The Indian rupee has crossed the historic 96 mark against the US dollar for the first time ever, continuing its sharp decline in 2026 and raising fresh concerns over inflation, import costs, and financial stability.
According to market data, the rupee, which had ended 2025 at around 89.77 against the US dollar, has weakened by nearly 7% so far this year. The currency had already crossed the 93, 94, and 95 levels earlier in March before slipping further to breach the 96-mark milestone.
Financial experts believe multiple global and domestic factors are contributing to the rupee’s depreciation. Rising geopolitical tensions, strong demand for the US dollar, higher crude oil prices, foreign investor outflows, and uncertainty in global markets have all placed pressure on emerging market currencies, including the Indian rupee.

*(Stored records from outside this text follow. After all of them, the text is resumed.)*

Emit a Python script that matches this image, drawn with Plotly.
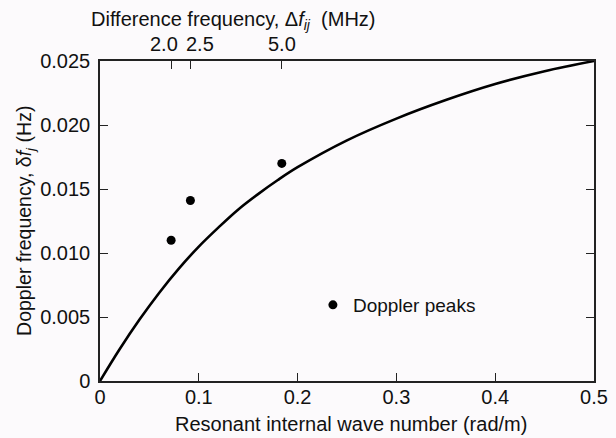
import plotly.graph_objects as go

# Model curve
curve_k = [0, 0.02, 0.04, 0.06, 0.08, 0.10, 0.12, 0.14, 0.16, 0.18, 0.20,
           0.25, 0.30, 0.35, 0.40, 0.45, 0.50]
curve_df = [0, 0.0025, 0.0048, 0.0069, 0.0088, 0.0105, 0.0120, 0.0134,
            0.0146, 0.0157, 0.0167, 0.0188, 0.0205, 0.02195, 0.0232, 0.0242, 0.0250]

# Doppler peaks
peak_k = [0.072, 0.0915, 0.184]
peak_df = [0.0110, 0.0141, 0.0170]

# Axis ticks
x_ticks = [0, 0.1, 0.2, 0.3, 0.4, 0.5]
x_ticklabels = ["0", "0.1", "0.2", "0.3", "0.4", "0.5"]
y_ticks = [0, 0.005, 0.010, 0.015, 0.020, 0.025]
y_ticklabels = ["0", "0.005", "0.010", "0.015", "0.020", "0.025"]
top_ticks = [0.072, 0.0915, 0.184]
top_ticklabels = ["2.0", "2.5", "5.0"]
top_label_shift = [-7, 10, 0]

FONT = "Liberation Sans, Arial, Helvetica, sans-serif"
BG = "#fcfafc"

fig = go.Figure()
fig.add_trace(go.Scatter(x=curve_k, y=curve_df, mode="lines",
                         line=dict(color="black", width=2.6, shape="spline", smoothing=1.0),
                         showlegend=False, hoverinfo="skip"))
fig.add_trace(go.Scatter(x=peak_k, y=peak_df, mode="markers", name="Doppler peaks",
                         marker=dict(color="black", size=9), showlegend=True))
# invisible trace to host top axis
fig.add_trace(go.Scatter(x=[0, 0.5], y=[0, 0.025], xaxis="x2", mode="markers",
                         marker=dict(opacity=0), showlegend=False, hoverinfo="skip"))

fig.update_layout(
    width=616, height=438,
    margin=dict(l=100, r=22, t=61, b=57),
    paper_bgcolor=BG, plot_bgcolor=BG,
    font=dict(family=FONT, size=20, color="#111"),
    xaxis=dict(range=[0, 0.5], tickvals=x_ticks, ticktext=x_ticklabels,
               ticks="inside", ticklen=8, tickwidth=1.3, tickcolor="#222",
               showline=True, linecolor="#222", linewidth=1.5, mirror=True,
               showgrid=False, zeroline=False, automargin=False,
               ticklabelstandoff=-3),
    xaxis2=dict(range=[0, 0.5], overlaying="x", side="top", tickvals=top_ticks,
                ticks="inside", ticklen=8, tickwidth=1.3, tickcolor="#222",
                showticklabels=False, showline=False, showgrid=False, zeroline=False),
    yaxis=dict(range=[0, 0.025], tickvals=y_ticks, ticktext=y_ticklabels,
               ticks="inside", ticklen=8, tickwidth=1.3, tickcolor="#222",
               showline=True, linecolor="#222", linewidth=1.5, mirror="ticks",
               showgrid=False, zeroline=False, automargin=False,
               ticklabelstandoff=4),
    legend=dict(x=0.431, y=0.2375, xanchor="left", yanchor="middle",
                bgcolor="rgba(0,0,0,0)", font=dict(size=19), itemwidth=30),
)

annotations = [
    dict(text="Doppler frequency, δ<i>f</i><sub><i>j</i></sub> (Hz)", xref="paper", yref="paper",
         x=-0.152, y=0.5, textangle=-90, showarrow=False, xanchor="center", yanchor="middle",
         font=dict(size=19.5)),
    dict(text="Difference frequency, Δ<i>f</i><sub><i>ij</i></sub>  (MHz)", xref="paper", yref="paper",
         x=0.271, y=1.128, showarrow=False, xanchor="center", yanchor="middle",
         font=dict(size=20)),
    dict(text="Resonant internal wave number (rad/m)", xref="paper", yref="paper",
         x=0.508, y=-0.134, showarrow=False, xanchor="center", yanchor="middle",
         font=dict(size=20)),
]
for tv, tl, sh in zip(top_ticks, top_ticklabels, top_label_shift):
    annotations.append(dict(text=tl, x=tv, y=1, xref="x", yref="paper", yanchor="bottom",
                            xanchor="center", xshift=sh, yshift=4, showarrow=False,
                            font=dict(size=20)))
fig.update_layout(annotations=annotations)

fig.write_html("out.html")
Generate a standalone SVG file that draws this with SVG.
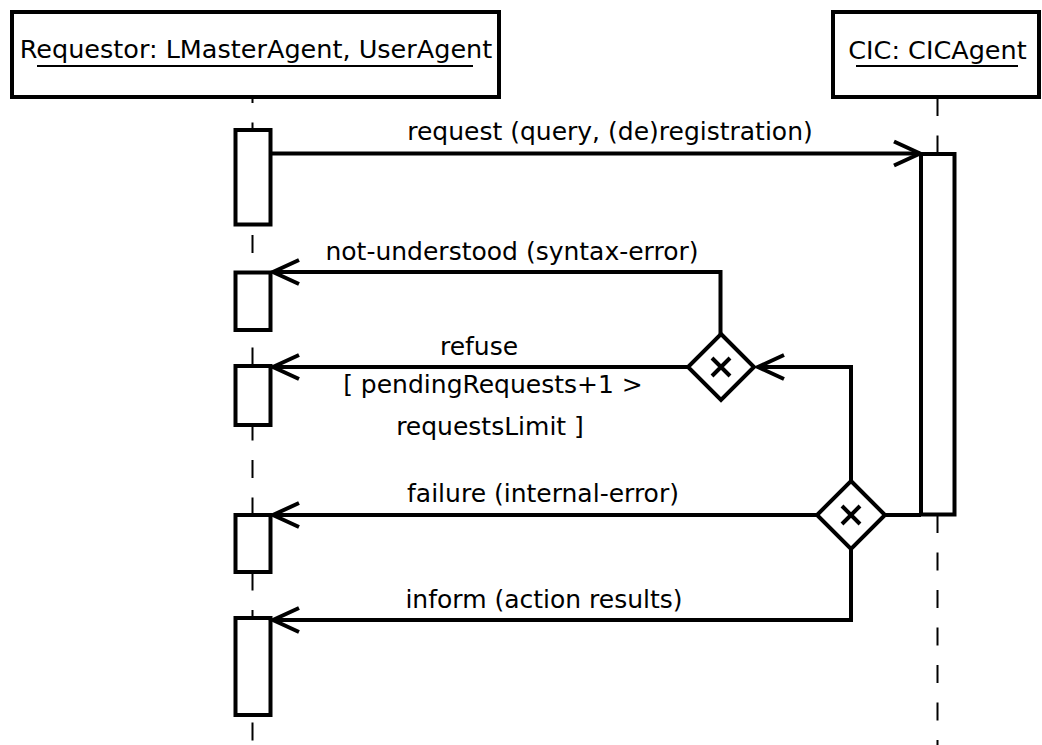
<svg xmlns="http://www.w3.org/2000/svg" width="1042" height="745" viewBox="0 0 1042 745">
  <style>
    .box { fill: #fff; stroke: #000; stroke-width: 4; }
    .life { fill: none; stroke: #000; stroke-width: 2; stroke-dasharray: 18 19.5; }
    .msg { fill: none; stroke: #000; stroke-width: 4; stroke-linejoin: miter; }
    .uline { stroke: #000; stroke-width: 2; }
    .mark { stroke: #000; stroke-width: 4; stroke-linecap: butt; }
    text { font-family: "DejaVu Sans", "Liberation Sans", sans-serif; font-size: 25px; fill: #000; text-anchor: middle; }
    .head { font-size: 25.5px; }
  </style>
  <defs>
    <marker id="open" markerUnits="userSpaceOnUse" markerWidth="34" markerHeight="30" refX="28" refY="15" orient="auto" overflow="visible">
      <path d="M2,3 L28,15 L2,27" fill="none" stroke="#000" stroke-width="4"/>
    </marker>
  </defs>

  <!-- lifelines -->
  <g id="lifelines">
    <line class="life" x1="252.5" y1="10" x2="252.5" y2="745"/>
    <line class="life" x1="937.5" y1="98" x2="937.5" y2="154"/>
    <line class="life" x1="937.5" y1="515" x2="937.5" y2="745"/>
  </g>

  <!-- participant: requestor -->
  <g id="requestor">
    <rect class="box" x="12" y="12" width="487" height="85"/>
    <text class="head" x="256" y="58">Requestor: LMasterAgent, UserAgent</text>
    <line class="uline" x1="37" y1="66" x2="473" y2="66"/>
  </g>

  <!-- participant: CIC -->
  <g id="cic">
    <rect class="box" x="833" y="12" width="206" height="85"/>
    <text class="head" x="937.5" y="59">CIC: CICAgent</text>
    <line class="uline" x1="856" y1="66" x2="1018" y2="66"/>
  </g>

  <!-- activations on the requestor lifeline -->
  <g id="req-act-1"><rect class="box" x="235.5" y="130" width="35" height="94.5"/></g>
  <g id="req-act-2"><rect class="box" x="235.5" y="272.5" width="35" height="57.5"/></g>
  <g id="req-act-3"><rect class="box" x="235.5" y="366" width="35" height="59"/></g>
  <g id="req-act-4"><rect class="box" x="235.5" y="515" width="35" height="57"/></g>
  <g id="req-act-5"><rect class="box" x="235.5" y="618" width="35" height="97"/></g>

  <!-- activation on the CIC lifeline -->
  <g id="cic-act"><rect class="box" x="921" y="154" width="33.5" height="360.5"/></g>

  <!-- messages -->
  <g id="connectors">
    <line class="msg" x1="270.5" y1="153.5" x2="920" y2="153.5" marker-end="url(#open)"/>
    <path class="msg" d="M720.5,334 V272 H273" marker-end="url(#open)"/>
    <line class="msg" x1="688" y1="367" x2="273" y2="367" marker-end="url(#open)"/>
    <path class="msg" d="M851,481 V367 H758" marker-end="url(#open)"/>
    <line class="msg" x1="817" y1="515" x2="273" y2="515" marker-end="url(#open)"/>
    <line class="msg" x1="885" y1="515" x2="921" y2="515"/>
    <path class="msg" d="M851,548 V620 H273" marker-end="url(#open)"/>
  </g>

  <!-- decision: not-understood / refuse -->
  <g id="choice-1">
    <path class="box" d="M721,334 L754,367 L721,400 L688,367 Z"/>
    <path class="mark" d="M712,358 L730,376 M730,358 L712,376"/>
  </g>

  <!-- decision: failure / inform / continue -->
  <g id="choice-2">
    <path class="box" d="M851,481 L885,515 L851,549 L817,515 Z"/>
    <path class="mark" d="M842,506 L860,524 M860,506 L842,524"/>
  </g>

  <!-- message labels -->
  <g id="labels">
    <text x="610" y="140">request (query, (de)registration)</text>
    <text x="512" y="260">not-understood (syntax-error)</text>
    <text x="479" y="355">refuse</text>
    <text x="493" y="393">[ pendingRequests+1 &gt;</text>
    <text x="490" y="435">requestsLimit ]</text>
    <text x="543" y="502">failure (internal-error)</text>
    <text x="544" y="608">inform (action results)</text>
  </g>
</svg>
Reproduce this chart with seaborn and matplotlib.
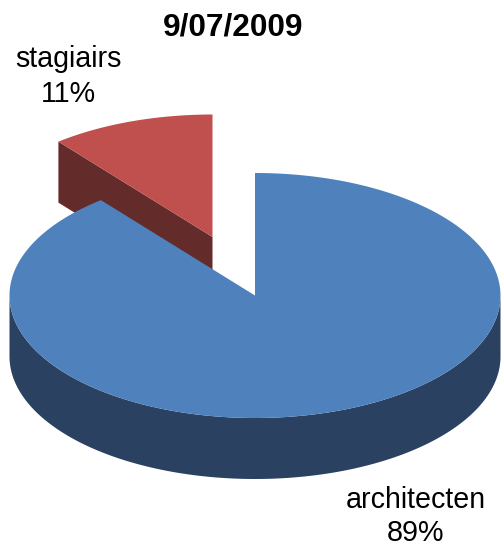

Economists warn that a weaker rupee could increase the cost of imports such as crude oil, electronics, and industrial goods, potentially leading to higher inflation in the coming months. Businesses dependent on imported raw materials may also face increased operational expenses.
However, some analysts say sectors like exports and IT services could benefit from the weaker currency, as Indian goods and services become relatively cheaper in international markets.
The Reserve Bank of India is expected to closely monitor the situation and may intervene to manage excessive volatility in the currency market if required. Investors and businesses are now watching global developments carefully to assess whether the rupee stabilises or faces further downward pressure.